* [The request]:
Return the lines from the one with "Give me the" through the one with "import * as", exactly as they appear and with no pictures.

* [Records for the exercise]:
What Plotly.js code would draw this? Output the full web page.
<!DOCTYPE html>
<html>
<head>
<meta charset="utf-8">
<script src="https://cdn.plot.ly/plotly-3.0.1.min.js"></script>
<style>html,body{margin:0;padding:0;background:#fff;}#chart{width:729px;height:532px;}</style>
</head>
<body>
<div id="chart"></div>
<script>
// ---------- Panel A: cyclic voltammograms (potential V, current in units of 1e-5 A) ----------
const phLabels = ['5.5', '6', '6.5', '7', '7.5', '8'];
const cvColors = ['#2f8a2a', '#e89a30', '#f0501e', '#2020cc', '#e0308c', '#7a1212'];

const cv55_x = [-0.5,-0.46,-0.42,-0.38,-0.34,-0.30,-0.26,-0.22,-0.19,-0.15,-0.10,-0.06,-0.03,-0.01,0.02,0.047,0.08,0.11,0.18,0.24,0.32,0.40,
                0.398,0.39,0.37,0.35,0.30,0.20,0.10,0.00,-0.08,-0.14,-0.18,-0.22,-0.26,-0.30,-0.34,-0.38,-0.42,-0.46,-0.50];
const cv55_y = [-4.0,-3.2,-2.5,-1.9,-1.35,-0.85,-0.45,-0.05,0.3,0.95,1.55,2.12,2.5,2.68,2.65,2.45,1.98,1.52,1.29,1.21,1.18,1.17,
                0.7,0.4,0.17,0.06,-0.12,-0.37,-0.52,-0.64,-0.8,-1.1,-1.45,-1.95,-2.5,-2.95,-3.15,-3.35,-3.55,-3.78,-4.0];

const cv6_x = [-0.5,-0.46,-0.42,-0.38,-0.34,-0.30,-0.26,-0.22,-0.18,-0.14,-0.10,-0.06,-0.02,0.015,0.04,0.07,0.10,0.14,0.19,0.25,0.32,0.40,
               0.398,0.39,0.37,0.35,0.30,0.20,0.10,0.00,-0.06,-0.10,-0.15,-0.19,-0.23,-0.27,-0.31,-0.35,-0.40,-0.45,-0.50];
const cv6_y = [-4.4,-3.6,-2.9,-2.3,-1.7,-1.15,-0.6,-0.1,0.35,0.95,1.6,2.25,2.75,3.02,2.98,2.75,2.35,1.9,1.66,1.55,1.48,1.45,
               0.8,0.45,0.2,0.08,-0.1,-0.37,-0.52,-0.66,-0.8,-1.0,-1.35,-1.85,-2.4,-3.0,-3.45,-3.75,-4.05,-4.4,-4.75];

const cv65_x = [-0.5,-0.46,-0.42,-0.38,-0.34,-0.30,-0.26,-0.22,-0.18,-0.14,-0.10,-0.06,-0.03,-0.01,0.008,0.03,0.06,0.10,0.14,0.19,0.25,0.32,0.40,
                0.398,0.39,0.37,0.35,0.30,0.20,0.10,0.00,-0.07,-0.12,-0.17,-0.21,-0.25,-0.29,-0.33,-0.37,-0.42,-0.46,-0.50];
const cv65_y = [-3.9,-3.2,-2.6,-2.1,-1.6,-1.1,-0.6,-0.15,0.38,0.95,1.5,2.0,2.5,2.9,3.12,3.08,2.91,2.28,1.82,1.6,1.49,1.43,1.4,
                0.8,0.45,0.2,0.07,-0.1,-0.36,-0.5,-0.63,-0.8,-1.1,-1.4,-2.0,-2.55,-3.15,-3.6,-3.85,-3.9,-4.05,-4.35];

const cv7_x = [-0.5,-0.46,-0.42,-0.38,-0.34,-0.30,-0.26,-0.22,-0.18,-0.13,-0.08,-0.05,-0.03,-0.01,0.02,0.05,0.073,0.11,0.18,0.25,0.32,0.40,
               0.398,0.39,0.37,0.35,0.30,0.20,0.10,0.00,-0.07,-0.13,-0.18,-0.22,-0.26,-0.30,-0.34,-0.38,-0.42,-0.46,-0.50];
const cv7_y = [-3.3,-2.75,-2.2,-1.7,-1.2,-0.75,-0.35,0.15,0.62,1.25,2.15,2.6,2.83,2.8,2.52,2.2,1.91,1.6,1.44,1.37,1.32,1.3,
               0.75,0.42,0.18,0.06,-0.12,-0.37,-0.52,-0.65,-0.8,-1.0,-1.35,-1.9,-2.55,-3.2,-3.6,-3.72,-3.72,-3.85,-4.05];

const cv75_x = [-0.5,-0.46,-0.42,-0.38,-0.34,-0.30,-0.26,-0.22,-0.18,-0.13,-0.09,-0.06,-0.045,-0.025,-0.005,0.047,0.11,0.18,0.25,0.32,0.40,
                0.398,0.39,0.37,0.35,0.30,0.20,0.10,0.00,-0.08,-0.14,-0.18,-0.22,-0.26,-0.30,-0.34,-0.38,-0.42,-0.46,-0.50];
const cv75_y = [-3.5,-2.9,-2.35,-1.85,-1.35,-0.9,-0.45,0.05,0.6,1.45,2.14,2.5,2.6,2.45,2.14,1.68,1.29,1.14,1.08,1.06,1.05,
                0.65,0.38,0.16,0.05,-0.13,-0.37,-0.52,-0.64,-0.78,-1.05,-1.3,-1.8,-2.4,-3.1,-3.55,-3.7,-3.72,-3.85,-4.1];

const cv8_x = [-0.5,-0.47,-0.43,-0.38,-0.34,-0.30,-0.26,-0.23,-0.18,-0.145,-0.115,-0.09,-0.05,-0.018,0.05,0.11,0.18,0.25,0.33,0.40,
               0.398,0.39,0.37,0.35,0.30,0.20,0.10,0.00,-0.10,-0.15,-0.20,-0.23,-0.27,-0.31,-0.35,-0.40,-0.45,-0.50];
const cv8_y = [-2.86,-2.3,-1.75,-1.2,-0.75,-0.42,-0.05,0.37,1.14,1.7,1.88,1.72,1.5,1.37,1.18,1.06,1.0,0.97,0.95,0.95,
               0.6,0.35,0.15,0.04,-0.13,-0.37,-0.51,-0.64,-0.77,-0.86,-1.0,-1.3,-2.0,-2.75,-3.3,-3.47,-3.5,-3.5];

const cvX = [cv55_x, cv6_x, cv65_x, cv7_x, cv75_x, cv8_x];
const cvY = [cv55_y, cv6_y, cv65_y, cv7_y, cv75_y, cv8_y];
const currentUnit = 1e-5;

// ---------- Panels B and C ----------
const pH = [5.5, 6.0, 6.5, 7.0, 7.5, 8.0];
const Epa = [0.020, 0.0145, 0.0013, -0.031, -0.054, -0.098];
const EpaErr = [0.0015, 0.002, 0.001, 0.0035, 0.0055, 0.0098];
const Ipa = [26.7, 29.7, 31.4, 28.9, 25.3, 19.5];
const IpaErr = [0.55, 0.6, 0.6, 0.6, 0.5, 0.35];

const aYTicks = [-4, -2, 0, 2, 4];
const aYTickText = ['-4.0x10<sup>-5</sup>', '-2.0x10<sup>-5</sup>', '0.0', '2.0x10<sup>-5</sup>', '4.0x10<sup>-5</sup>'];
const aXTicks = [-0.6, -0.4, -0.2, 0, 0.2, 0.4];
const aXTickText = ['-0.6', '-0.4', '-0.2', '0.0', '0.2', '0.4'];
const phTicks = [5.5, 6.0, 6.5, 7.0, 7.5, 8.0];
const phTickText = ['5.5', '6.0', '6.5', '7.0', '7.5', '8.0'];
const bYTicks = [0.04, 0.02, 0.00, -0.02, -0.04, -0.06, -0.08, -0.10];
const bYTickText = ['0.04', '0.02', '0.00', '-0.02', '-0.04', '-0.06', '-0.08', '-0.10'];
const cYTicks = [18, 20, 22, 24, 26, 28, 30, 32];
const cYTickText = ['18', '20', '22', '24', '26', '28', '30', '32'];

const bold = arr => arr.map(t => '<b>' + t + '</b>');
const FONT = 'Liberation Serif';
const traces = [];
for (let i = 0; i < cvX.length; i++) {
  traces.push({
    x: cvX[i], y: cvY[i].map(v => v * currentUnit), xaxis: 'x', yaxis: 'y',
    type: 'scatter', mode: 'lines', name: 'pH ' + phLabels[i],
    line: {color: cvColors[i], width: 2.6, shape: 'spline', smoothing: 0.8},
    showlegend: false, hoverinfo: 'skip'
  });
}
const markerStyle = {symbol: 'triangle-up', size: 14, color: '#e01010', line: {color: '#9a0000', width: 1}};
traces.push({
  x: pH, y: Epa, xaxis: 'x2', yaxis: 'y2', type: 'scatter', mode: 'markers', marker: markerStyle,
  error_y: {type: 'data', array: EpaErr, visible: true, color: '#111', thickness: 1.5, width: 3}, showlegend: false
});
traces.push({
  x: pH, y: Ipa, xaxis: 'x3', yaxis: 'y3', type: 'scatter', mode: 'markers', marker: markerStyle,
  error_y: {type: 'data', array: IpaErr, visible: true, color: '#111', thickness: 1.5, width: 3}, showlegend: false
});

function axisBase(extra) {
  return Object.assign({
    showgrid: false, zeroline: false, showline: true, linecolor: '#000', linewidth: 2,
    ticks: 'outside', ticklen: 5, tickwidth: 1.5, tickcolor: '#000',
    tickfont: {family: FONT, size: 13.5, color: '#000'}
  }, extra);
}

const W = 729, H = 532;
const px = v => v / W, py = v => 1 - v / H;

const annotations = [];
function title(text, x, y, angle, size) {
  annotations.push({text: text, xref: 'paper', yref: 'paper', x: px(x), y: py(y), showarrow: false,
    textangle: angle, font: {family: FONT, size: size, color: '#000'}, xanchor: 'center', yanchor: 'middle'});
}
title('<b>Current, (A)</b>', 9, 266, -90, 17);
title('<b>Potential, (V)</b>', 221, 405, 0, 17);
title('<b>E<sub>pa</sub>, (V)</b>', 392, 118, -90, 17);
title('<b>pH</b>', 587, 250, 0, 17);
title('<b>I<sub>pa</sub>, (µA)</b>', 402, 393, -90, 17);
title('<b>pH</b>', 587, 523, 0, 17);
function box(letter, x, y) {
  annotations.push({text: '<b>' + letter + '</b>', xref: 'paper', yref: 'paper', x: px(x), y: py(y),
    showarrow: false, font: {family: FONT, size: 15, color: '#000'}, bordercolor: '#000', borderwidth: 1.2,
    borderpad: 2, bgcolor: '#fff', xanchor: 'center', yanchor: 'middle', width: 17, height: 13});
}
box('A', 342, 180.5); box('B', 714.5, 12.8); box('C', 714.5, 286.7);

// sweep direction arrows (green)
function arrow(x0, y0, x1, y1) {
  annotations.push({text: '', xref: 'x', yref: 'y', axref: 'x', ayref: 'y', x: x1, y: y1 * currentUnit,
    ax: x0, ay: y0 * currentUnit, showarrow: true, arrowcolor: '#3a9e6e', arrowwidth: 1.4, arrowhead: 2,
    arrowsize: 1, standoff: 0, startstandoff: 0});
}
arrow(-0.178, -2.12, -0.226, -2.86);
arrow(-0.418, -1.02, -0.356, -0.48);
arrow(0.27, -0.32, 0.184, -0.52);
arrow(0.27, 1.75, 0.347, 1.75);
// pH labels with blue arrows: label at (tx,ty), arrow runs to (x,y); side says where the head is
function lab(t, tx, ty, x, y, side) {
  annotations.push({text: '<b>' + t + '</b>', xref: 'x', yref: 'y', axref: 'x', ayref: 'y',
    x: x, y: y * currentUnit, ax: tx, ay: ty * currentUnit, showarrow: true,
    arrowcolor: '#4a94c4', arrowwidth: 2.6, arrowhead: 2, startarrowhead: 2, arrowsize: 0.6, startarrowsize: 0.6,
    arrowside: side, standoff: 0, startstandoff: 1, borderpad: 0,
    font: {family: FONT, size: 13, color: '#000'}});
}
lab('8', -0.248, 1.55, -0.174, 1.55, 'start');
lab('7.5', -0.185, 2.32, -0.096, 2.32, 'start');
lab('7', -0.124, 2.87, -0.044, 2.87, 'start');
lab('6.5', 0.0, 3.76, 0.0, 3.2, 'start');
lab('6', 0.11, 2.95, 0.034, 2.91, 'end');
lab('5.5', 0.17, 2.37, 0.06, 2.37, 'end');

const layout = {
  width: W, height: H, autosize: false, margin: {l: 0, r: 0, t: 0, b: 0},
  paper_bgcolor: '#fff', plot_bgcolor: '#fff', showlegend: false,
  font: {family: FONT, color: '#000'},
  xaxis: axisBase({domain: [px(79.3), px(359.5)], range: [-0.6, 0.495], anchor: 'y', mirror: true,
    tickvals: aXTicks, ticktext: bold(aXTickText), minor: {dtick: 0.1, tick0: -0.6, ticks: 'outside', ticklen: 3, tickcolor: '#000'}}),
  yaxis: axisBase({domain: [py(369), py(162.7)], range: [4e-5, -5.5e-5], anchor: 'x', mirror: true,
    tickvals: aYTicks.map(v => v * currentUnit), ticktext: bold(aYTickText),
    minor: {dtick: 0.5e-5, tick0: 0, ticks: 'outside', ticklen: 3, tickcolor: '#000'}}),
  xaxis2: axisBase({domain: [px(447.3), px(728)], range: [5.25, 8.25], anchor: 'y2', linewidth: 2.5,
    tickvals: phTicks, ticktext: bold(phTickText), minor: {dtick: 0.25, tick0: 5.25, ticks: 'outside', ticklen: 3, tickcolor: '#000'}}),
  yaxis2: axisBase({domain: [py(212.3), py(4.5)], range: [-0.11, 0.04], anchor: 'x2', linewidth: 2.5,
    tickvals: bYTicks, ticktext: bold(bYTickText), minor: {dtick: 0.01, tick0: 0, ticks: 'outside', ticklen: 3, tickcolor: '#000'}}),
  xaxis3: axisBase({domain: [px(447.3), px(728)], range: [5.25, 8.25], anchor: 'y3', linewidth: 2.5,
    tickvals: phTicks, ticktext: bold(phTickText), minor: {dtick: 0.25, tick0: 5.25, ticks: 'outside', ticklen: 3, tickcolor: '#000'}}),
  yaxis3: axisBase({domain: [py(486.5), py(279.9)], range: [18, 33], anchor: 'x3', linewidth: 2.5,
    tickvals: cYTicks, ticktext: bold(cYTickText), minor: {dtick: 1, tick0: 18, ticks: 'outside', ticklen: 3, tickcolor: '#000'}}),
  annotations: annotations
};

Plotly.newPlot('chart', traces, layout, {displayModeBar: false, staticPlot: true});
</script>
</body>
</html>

--

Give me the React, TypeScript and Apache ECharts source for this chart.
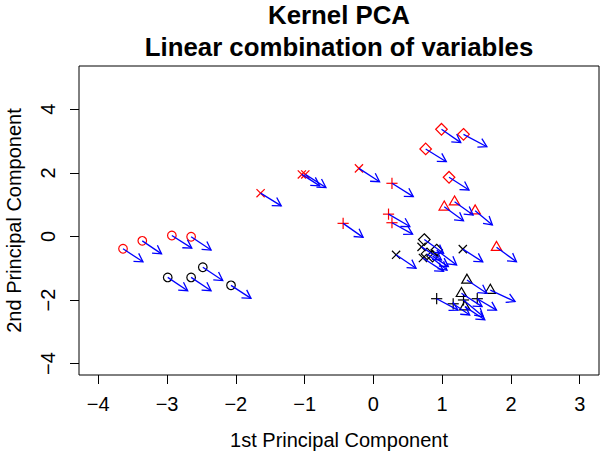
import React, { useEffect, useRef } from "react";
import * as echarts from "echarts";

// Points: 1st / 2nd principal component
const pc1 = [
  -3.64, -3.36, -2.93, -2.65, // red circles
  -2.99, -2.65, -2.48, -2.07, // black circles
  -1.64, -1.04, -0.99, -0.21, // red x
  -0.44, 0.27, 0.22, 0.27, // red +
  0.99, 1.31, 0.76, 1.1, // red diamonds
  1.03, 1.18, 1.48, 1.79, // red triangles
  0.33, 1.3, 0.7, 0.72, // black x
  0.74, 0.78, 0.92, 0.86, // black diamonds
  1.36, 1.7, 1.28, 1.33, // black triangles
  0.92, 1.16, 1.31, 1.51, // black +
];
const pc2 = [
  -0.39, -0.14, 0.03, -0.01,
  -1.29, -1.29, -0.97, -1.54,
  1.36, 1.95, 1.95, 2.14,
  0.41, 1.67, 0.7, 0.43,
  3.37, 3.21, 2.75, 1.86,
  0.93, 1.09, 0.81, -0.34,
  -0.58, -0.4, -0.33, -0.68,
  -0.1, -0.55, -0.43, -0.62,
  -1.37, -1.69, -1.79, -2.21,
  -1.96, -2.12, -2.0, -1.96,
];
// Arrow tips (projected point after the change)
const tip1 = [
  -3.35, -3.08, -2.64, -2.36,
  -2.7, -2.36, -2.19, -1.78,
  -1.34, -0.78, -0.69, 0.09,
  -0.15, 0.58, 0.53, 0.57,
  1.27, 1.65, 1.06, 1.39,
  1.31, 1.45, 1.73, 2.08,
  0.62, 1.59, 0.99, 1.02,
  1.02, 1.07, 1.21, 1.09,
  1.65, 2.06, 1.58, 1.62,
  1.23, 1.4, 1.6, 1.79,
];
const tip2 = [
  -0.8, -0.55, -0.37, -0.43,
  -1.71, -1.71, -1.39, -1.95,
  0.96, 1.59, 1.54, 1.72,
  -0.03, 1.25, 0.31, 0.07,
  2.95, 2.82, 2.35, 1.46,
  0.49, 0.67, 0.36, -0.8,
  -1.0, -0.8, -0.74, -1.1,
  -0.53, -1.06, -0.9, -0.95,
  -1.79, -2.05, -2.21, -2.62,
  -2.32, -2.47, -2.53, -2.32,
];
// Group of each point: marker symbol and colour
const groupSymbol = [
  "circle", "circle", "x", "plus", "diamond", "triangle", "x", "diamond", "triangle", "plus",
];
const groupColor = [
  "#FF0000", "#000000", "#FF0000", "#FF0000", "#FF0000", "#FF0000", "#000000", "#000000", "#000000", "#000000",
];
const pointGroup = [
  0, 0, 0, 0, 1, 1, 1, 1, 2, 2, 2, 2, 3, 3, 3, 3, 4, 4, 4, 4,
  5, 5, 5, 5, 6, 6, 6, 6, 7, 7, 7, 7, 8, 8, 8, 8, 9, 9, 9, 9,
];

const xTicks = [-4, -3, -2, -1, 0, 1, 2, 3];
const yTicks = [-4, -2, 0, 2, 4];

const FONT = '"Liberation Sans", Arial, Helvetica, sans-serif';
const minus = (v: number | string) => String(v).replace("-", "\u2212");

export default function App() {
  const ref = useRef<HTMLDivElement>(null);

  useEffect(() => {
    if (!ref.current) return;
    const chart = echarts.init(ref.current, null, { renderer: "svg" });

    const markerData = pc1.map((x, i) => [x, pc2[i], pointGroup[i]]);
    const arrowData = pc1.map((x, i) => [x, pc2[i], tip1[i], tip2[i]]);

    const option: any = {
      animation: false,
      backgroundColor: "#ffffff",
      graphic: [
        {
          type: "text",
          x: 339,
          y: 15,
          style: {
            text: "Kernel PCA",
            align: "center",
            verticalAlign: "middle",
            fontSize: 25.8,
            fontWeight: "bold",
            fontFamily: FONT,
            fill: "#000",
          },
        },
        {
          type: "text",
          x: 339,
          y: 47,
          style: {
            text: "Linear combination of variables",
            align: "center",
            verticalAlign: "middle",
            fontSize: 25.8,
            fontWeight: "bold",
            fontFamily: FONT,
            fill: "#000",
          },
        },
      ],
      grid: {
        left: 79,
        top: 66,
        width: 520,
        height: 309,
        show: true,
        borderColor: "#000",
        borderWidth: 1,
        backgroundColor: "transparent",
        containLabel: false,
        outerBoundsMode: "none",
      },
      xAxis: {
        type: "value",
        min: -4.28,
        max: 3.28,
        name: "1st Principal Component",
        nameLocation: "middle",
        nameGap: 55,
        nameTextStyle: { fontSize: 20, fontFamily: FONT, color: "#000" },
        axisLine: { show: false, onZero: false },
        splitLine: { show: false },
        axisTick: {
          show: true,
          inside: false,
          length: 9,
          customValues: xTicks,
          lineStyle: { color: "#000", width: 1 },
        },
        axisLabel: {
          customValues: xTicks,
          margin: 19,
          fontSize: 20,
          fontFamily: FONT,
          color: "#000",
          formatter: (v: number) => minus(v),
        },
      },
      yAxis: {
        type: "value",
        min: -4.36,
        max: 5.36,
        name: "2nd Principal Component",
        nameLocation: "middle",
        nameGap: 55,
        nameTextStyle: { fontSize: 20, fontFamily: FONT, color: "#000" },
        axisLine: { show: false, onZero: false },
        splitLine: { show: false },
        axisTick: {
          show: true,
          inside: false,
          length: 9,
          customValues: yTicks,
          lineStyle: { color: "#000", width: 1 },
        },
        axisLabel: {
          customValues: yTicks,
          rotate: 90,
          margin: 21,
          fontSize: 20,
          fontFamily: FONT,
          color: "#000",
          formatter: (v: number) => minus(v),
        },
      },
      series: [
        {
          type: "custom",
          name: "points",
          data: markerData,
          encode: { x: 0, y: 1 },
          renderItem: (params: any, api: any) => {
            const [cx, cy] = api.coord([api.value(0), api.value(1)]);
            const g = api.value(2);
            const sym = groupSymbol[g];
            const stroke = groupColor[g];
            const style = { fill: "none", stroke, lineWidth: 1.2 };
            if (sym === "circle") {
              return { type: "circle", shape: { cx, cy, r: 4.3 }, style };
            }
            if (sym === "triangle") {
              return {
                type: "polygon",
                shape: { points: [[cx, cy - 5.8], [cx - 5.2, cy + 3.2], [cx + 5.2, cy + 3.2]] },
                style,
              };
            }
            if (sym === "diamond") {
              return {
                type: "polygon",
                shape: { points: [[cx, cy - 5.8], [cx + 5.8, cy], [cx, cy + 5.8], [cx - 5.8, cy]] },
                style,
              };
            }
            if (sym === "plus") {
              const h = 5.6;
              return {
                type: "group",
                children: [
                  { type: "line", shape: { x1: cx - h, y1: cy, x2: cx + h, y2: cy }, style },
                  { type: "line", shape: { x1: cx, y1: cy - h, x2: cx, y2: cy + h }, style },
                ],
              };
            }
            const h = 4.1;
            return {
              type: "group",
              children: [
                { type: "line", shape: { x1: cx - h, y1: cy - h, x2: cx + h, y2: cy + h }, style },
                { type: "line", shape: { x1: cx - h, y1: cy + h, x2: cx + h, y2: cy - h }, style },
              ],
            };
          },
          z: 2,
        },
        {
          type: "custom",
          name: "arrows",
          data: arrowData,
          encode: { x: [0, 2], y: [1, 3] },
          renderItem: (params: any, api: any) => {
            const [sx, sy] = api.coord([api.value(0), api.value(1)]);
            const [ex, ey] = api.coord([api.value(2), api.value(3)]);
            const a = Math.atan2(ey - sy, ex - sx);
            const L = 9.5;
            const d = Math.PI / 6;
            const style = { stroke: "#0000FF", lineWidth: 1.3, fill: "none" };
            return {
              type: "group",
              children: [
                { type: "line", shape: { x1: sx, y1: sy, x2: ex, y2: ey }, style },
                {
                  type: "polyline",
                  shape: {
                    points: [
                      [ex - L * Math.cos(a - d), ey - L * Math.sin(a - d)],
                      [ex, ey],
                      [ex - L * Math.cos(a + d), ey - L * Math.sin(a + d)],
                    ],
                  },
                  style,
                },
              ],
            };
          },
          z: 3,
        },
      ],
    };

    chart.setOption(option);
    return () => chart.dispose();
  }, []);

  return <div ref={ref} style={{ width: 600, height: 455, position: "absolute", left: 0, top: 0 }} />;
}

* [In response]:
Give me the React, TypeScript and Apache ECharts source for this chart.
import React, { useEffect, useRef } from "react";
import * as echarts from "echarts";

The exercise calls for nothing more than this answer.